The Real Reason Why Bernice King Left Bishop Eddie Long’s Church

By Victor Ochieng

What will become of The New Birth Missionary Baptist Church after Bishop Eddie Long isn’t clear? But that’s something we can “wait and see.” What’s raising eyebrows is the fact that even before Long’s demise, numbers were already dwindling at the church, with some staff members, including Minister Bernice King, opting out.

Why did King, such a pillar in the ministry, excuse herself?  

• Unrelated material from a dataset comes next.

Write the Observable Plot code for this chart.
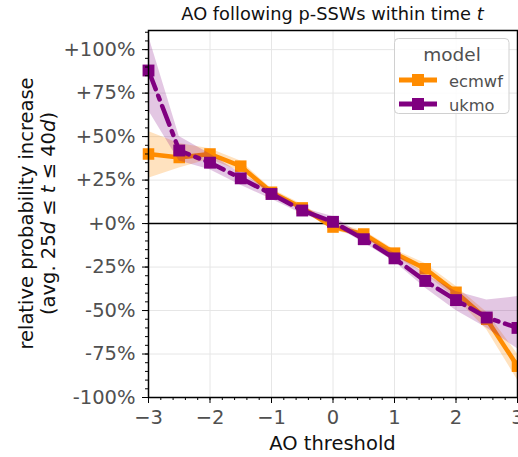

In her own words, she said she’d received a ministry call that she’d to obey. And, of course, to date, that’s what she’s busy with. However, not so many people bought her story and that’s why her exit still draws mixed reactions. posted an article in which they talked about what may have prompted King to part ways with Long. King joined New Birth in the early 2000’s and became very instrumental to the church’s growth. Being the daughter of the late Civil Rights icon Martin Luther King Jr. and her activism background, her presence in the church attracted leaders, including the media. Long knew this very well capitalized on it to expand his church membership. Those who attended services at the church during King’s time will tell you Long used to parade her just to show how mighty the ministry was. The two worked quite closely. It even caught many by surprise that King accepted to participate in an anti-same-s*x marriage march in 2004, having been a strong crusader for the rights of the LGBTQ community. Together with her sister Yolanda and her mother Coretta Scott King, they were known for agitating for gay rights and, therefore, it was ironical to see her take part in the march. That infamous walk saw Long gain more fame as people, critics and supporters alike, seized every opportunity to air their thoughts on the issue.

Long would later become internationally renowned after his church hosted Coretta Scott King’s funeral, particularly because it was a high-profile event that was attended by many U.S. presidents. Clearly, this only happened because of the young King’s association with the church.

So, what would make these two strong partners break apart? It doesn’t look like it was about money or a fight for leadership. The “corporate church,” as they like to call it, had money and King wasn’t that badly positioned. This is why the article decided to look elsewhere – the events preceding her exit.

Come to think about it, King left the church around the announcement of Long’s settlement with the gentlemen from his church who had accused him of coercing them into a s*xual relationship. That development might have put King between a rock and a hard place, considering that she had participated with Long in the march against same-s*x marriage. How could someone who convinced her into joining such a march be accused of being involved in homos*xuality? If you argue that these may have just been fabrications, why would he agree to a private settlement?

For a principled person and daughter of a civil rights icon, King may have found it too bitter to swallow. And it didn’t take long before she announced her exit.